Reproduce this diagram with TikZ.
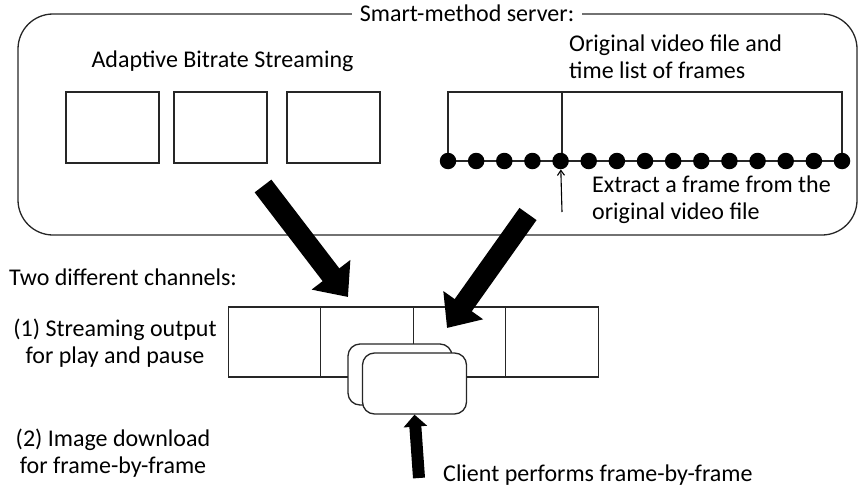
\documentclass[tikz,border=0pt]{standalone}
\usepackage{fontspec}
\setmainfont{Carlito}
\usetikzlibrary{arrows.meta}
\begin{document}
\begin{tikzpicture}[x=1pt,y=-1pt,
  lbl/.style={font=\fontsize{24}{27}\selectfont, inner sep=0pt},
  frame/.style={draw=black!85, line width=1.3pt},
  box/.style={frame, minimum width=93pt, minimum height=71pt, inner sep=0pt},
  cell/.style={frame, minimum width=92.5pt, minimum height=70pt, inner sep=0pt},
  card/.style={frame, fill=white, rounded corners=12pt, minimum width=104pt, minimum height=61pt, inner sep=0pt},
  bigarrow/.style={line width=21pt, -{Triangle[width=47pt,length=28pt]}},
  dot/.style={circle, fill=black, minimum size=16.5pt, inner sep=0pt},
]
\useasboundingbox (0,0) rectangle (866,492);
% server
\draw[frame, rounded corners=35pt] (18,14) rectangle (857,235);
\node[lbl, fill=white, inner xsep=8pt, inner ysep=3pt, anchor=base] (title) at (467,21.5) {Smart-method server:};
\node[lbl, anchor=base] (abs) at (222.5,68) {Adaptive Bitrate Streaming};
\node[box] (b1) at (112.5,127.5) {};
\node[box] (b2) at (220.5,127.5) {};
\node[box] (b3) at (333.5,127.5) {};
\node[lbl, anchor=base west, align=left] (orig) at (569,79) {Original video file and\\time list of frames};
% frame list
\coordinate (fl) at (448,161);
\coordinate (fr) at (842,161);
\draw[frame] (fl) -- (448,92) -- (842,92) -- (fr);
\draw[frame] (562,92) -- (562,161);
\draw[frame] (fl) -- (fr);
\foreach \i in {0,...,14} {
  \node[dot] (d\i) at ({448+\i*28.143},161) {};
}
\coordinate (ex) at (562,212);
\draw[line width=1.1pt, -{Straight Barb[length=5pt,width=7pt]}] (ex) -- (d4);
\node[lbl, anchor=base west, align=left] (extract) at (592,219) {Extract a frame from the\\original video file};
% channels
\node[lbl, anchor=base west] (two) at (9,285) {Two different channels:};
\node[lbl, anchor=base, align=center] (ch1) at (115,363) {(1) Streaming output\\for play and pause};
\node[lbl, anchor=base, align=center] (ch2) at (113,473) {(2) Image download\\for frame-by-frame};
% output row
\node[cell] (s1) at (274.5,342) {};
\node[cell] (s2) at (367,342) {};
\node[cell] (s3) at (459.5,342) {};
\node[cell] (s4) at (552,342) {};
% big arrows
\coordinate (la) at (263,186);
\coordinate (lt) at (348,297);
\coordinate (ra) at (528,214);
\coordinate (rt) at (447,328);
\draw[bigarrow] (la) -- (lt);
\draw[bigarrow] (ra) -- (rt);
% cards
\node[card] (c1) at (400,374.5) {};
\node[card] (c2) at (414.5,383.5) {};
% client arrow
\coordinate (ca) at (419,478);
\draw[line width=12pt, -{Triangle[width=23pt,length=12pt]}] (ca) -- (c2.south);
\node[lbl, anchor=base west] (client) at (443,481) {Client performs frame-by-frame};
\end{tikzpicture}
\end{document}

* * *

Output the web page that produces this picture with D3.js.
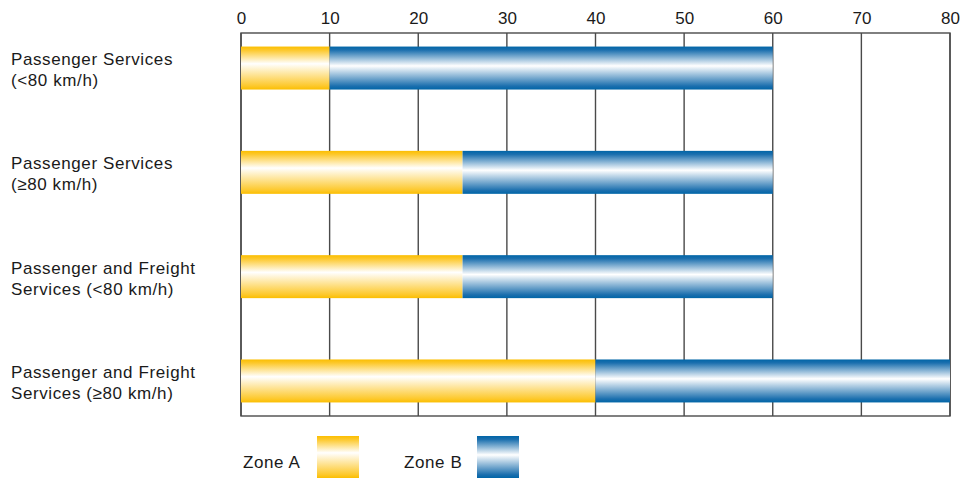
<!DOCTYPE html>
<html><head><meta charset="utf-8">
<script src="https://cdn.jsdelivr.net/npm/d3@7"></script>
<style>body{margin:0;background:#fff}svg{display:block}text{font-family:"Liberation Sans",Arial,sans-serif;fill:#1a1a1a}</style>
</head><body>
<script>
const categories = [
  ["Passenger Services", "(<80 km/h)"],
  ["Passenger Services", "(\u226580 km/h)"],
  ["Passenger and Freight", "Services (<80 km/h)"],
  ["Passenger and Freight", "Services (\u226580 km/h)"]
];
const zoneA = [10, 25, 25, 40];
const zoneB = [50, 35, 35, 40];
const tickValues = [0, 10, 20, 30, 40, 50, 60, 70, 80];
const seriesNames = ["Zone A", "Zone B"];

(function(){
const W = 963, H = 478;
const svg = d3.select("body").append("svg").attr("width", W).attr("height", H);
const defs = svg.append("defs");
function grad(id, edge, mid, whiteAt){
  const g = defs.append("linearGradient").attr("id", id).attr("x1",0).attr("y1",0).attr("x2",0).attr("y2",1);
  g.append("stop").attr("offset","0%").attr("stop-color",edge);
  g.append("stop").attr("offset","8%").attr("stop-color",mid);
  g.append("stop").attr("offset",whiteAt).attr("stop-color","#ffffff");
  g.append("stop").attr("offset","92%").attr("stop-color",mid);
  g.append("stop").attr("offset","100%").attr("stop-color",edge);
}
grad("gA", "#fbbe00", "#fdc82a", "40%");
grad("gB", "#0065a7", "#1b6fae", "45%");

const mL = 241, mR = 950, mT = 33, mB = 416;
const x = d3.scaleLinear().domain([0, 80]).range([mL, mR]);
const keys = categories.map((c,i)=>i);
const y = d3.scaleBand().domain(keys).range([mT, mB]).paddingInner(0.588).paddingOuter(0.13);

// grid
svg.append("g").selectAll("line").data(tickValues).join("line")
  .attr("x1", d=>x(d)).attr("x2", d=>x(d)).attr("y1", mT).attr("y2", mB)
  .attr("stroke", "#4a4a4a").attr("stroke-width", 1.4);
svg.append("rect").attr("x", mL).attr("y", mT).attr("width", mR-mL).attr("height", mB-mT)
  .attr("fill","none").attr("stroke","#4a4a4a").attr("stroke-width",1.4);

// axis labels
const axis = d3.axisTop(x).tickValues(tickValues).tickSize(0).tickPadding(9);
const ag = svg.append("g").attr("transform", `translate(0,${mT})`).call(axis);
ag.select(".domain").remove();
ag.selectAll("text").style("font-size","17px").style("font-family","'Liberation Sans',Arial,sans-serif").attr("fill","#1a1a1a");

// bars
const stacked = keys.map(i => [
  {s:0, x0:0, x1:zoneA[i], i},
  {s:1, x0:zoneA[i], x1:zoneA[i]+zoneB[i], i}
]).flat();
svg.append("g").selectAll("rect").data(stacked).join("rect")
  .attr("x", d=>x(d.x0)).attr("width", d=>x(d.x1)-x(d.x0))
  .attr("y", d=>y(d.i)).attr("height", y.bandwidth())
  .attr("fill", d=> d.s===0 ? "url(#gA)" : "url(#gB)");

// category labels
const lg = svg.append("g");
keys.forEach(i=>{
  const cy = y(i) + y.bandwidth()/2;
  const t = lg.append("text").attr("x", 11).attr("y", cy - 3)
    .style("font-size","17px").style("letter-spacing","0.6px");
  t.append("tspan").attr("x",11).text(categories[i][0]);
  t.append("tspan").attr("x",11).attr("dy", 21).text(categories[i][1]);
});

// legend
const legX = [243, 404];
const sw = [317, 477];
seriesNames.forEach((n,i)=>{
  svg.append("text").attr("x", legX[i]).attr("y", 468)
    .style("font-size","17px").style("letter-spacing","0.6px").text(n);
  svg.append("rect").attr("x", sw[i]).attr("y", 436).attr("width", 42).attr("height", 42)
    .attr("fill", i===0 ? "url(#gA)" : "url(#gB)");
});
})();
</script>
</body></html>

**REQUEST:**
Only a number is wanted: how many lines of the data above contain "this"?

**TASK RESPONSE:**
2